Serbian miG-21 retirement
Photo: Serbian defense ministry

The Serbian defense ministry held a formal retirement ceremony for its MiG-21 fleet this weekend, eight months after losing the last operational airframe in a crash in September 2020.

Following the farewell ceremony at the “Colonel Pilot Milenko Pavlović” military airport on May 21, the Serbian Air Force is left with the Soko J-22 Orao subsonic ground-attack and aerial reconnaissance aircraft as its sole fixed-wing platform aside from smaller trainer jets.

Over the course of 58 years, Serbia operated a total of 261 MiG-21s bought from the former Soviet Union between the 1960s and 1980s.
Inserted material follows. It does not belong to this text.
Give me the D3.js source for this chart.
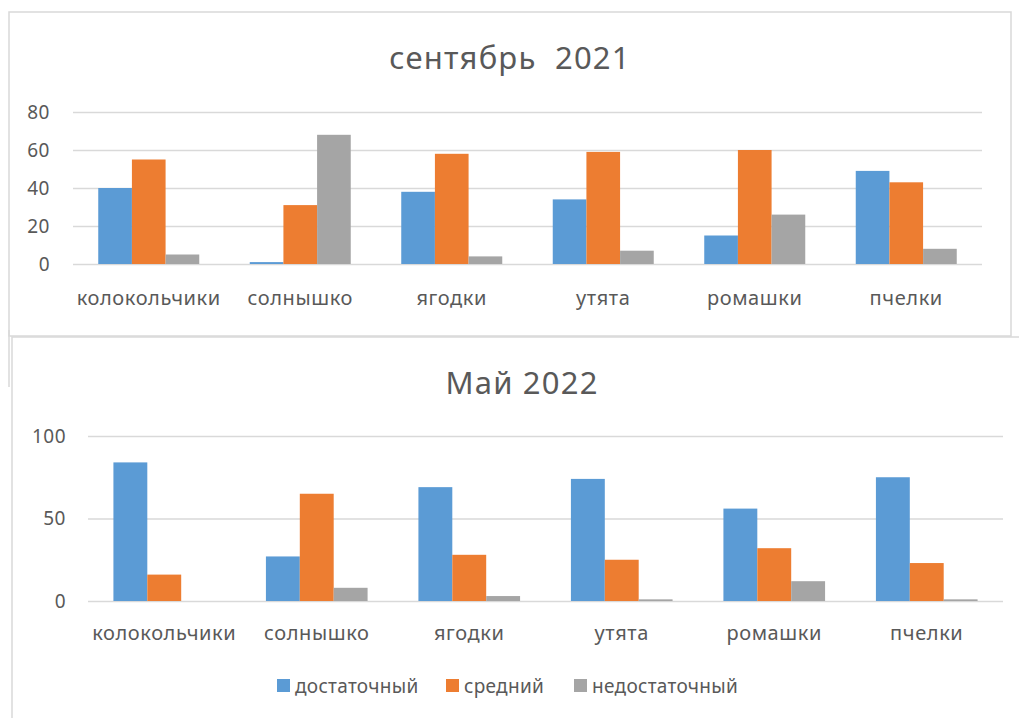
<!DOCTYPE html>
<html>
<head>
<meta charset="utf-8">
<script src="https://cdn.jsdelivr.net/npm/d3@7"></script>
<style>
  body { margin: 0; background: #fff; }
  text { font-family: "Noto Sans", sans-serif; fill: #595959; }
</style>
</head>
<body>
<script>
// groups and series
var groups = ["колокольчики", "солнышко", "ягодки", "утята", "ромашки", "пчелки"];
var seriesNames = ["достаточный", "средний", "недостаточный"];
var seriesColors = ["#5b9bd5", "#ed7d31", "#a5a5a5"];

// сентябрь 2021
var sepGood = [40, 1, 38, 34, 15, 49];
var sepMid = [55, 31, 58, 59, 60, 43];
var sepLow = [5, 68, 4, 7, 26, 8];
var sepTicks = [0, 20, 40, 60, 80];

// Май 2022
var mayGood = [84, 27, 69, 74, 56, 75];
var mayMid = [16, 65, 28, 25, 32, 23];
var mayLow = [0, 8, 3, 1, 12, 1];
var mayTicks = [0, 50, 100];

var w = 1019, h = 718;
var svg = d3.select("body").append("svg")
    .attr("width", w)
    .attr("height", h);

//draws one grouped bar chart
function drawChart(opt){
    var g = svg.append("g").attr("class", "chart");

    //frame
    g.append("rect")
        .attr("x", opt.box[0]).attr("y", opt.box[1])
        .attr("width", opt.box[2]).attr("height", opt.box[3])
        .style("fill", "#fff")
        .style("stroke", "#d9d9d9")
        .style("stroke-width", 1.5);

    g.append("text")
        .attr("x", opt.titleX).attr("y", opt.titleY)
        .attr("text-anchor", "middle")
        .style("font-size", "31px")
        .style("letter-spacing", "1.2px")
        .style("white-space", "pre") //keep the double space
        .text(opt.title);

    var x0 = d3.scaleBand()
        .domain(groups)
        .range([opt.left, opt.right])
        .paddingInner(1/3)
        .paddingOuter(1/6);
    var x1 = d3.scaleBand()
        .domain(d3.range(seriesNames.length))
        .range([0, x0.bandwidth()]);
    var y = d3.scaleLinear()
        .domain([0, d3.max(opt.ticks)])
        .range([opt.bottom, opt.top]);

    //gridlines
    var yAxis = d3.axisLeft(y)
        .tickValues(opt.ticks)
        .tickSize(-(opt.right - opt.left))
        .tickPadding(opt.left - opt.tickX);
    var ax = g.append("g")
        .attr("class", "axis")
        .attr("transform", "translate(" + opt.left + ",0)")
        .call(yAxis);
    ax.select(".domain").remove();
    ax.selectAll("line").style("stroke", "#d9d9d9").style("stroke-width", 1.5);
    ax.selectAll("text")
        .style("font-size", "19px")
        .style("letter-spacing", "0.5px")
        .style("font-family", "Noto Sans, sans-serif")
        .style("fill", "#595959");

    var rows = groups.map(function(name, i){
        return opt.values.map(function(s){ return s[i]; });
    });

    var grp = g.selectAll(".grp")
        .data(rows)
        .enter()
        .append("g")
        .attr("class", "grp")
        .attr("transform", function(d, i){
            return "translate(" + x0(groups[i]) + ",0)";
        });
    grp.selectAll("rect")
        .data(function(d){ return d; })
        .enter()
        .append("rect")
        .attr("x", function(d, i){ return x1(i); })
        .attr("width", x1.bandwidth())
        .attr("y", function(d){ return y(d); })
        .attr("height", function(d){ return y(0) - y(d); })
        .style("fill", function(d, i){ return seriesColors[i]; });

    //category labels
    g.selectAll(".cat")
        .data(groups)
        .enter()
        .append("text")
        .attr("class", "cat")
        .attr("x", function(d){ return x0(d) + x0.bandwidth() / 2; })
        .attr("y", opt.catY)
        .attr("text-anchor", "middle")
        .style("font-size", "20px")
        .style("letter-spacing", "0.6px")
        .text(function(d){ return d; });
}

drawChart({
    box: [9, 12, 1002, 324],
    title: "сентябрь  2021", titleX: 510, titleY: 69,
    left: 73, right: 982, top: 112, bottom: 264, tickX: 50,
    ticks: sepTicks,
    values: [sepGood, sepMid, sepLow],
    catY: 305
});

//left edge of the first frame showing below the second one
svg.append("line")
    .attr("x1", 9).attr("x2", 9)
    .attr("y1", 330).attr("y2", 387)
    .style("stroke", "#d9d9d9").style("stroke-width", 1.5);

drawChart({
    box: [12, 337, 1030, 420],
    title: "Май 2022", titleX: 522, titleY: 394,
    left: 88, right: 1003, top: 436, bottom: 601, tickX: 66,
    ticks: mayTicks,
    values: [mayGood, mayMid, mayLow],
    catY: 640
});

//legend
var legX = [277, 446, 574];
var legend = svg.selectAll(".legend")
    .data(seriesNames)
    .enter()
    .append("g")
    .attr("class", "legend")
    .attr("transform", function(d, i){ return "translate(" + legX[i] + ",679)"; });
legend.append("rect")
    .attr("width", 13).attr("height", 13)
    .style("fill", function(d, i){ return seriesColors[i]; });
legend.append("text")
    .attr("x", 18).attr("y", 14)
    .style("font-size", "19px")
    .style("letter-spacing", "0.3px")
    .text(function(d){ return d; });
</script>
</body>
</html>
The Serbian defense ministry said the supersonic jet is the holder of several records and the most-produced aircraft in aviation history, more specifically, 11,496 airframes in 32 versions. It has been used for six decades in the air forces of more than 60 countries on four continents.

According to Lieutenant Colonel Dejan Beda, Assistant Commander for Operations, 204th Air Brigade, who spent many years in MiG-21’s cockpit, the story of the “twenty-one” is inextricably linked to the Batajnica airport because every MiG-21 that ever arrived in the country’s military aviation took off and landed on that runway.

Serbia’s first unit to be equipped with 41 MiG-21 F-13s was the 204th Fighter Aviation Regiment. By the end of 1964, that regiment had three squadrons armed with these aircraft. It is interesting that for the first four years there were no two-seaters. The pilots were trained and underwent refresher training on US-made TV-2 aircraft, Colonel Beda pointed out.

It is worth noting that the service bid farewell to the type eight months after its final operational airframe, which was only used for training purposes, crashed in September 2020. Two Serbian Air Force pilots were killed in the accident.